Ocorre que os mundos do diretor grego normalmente se focam nos pequenos núcleos opressivos ou os extrapolam para a regra geral do universo, sendo o primeiro olhar da normalidade, externo, para essas estranhezas, apenas o do próprio espectador. Aproveitando a versatilidade de seus atores para criar relações de trabalho, amor e crenças, em Tipos de Gentileza, seus microcosmos operam bizarramente em meio a uma sociedade comum, são pessoas buscando algum sentido em suas vidas e em si mesmos, alguém que as comande, diga o que fazer, onde pertencem ou qual a resposta de tudo, jogadas em inquietações mais próximas. Por isso a esposa deixa o marido quando vê o absurdo em que se meteu, o casal em crise é visto com muito desconforto por todos ao seu redor e a devoção da mulher é incompreensível ao próprio pai, e a seita que busca uma líder espiritual é descolada do restante, com grandes portões e regras que os separam, sendo preciso sequestrar uma das candidatas que é apenas mais uma pessoa comum vivendo sua vida.

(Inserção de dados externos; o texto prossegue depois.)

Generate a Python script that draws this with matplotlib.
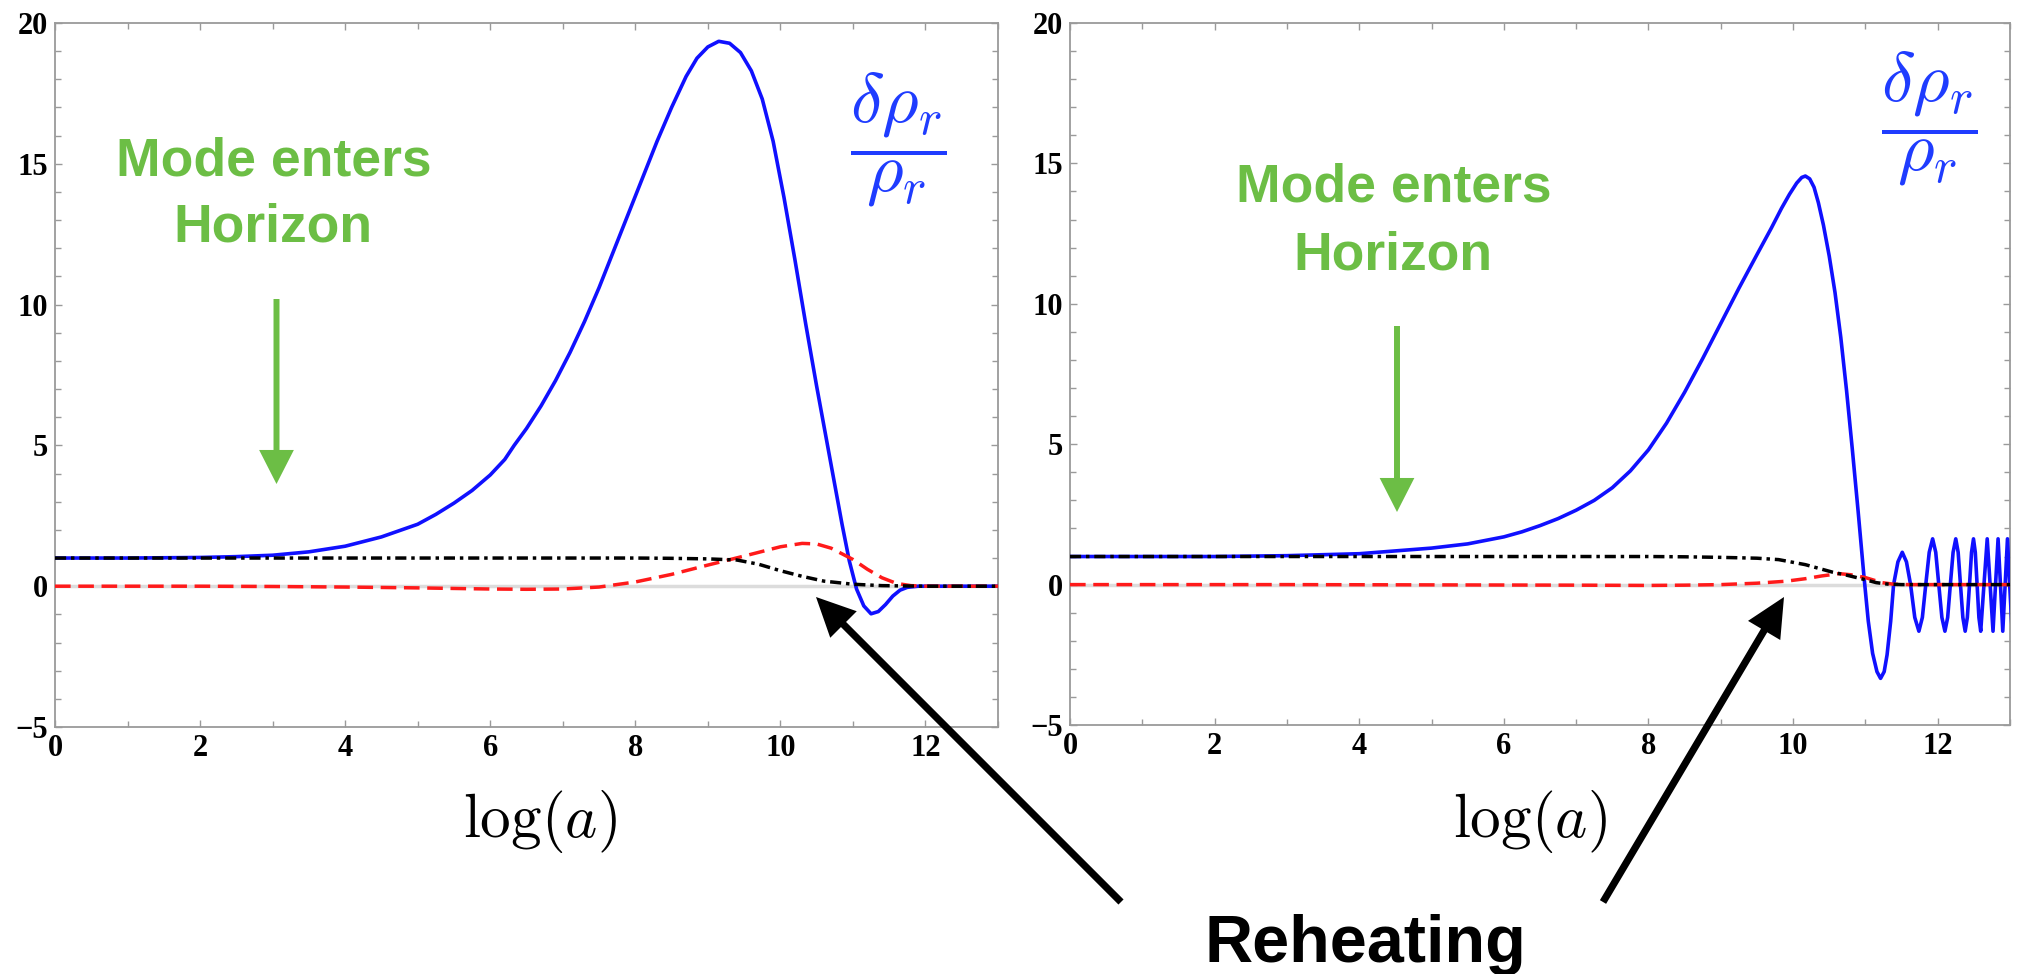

Lanthimos não apenas quer provocar estranhamento no espectador dessa vez, mas nos personagens que observam as atitudes dentro de suas histórias também. E embora a trilha implorando desconforto, as tramas desesperadas pela excentricidade, e a estrutura instável atrapalhem um resultado final mais satisfatório, ainda é bom ver esse Yorgos Lanthimos à vontade e mais perto de seu olhar e humor habitual para a sociedade, ele se estabelece na sua forma de contar histórias e nas próprias que decide contar, sem medo nenhum de desagradar. E, se você chegar cansado até o final, ainda tem um ótimo alívio cômico que arremata tudo. Filmes são, afinal, trabalhos jogados ao vento para serem recebidos de todas as mais diversas formas, dedicação constante que sai por aí incontrolável pelo mundo, então nada melhor do que, depois de uma longa busca, ver seu resultado voando pelo para-brisas. Bom ou ruim, cada um pode achar o que quiser, mas o diretor certamente não está preocupado com isso.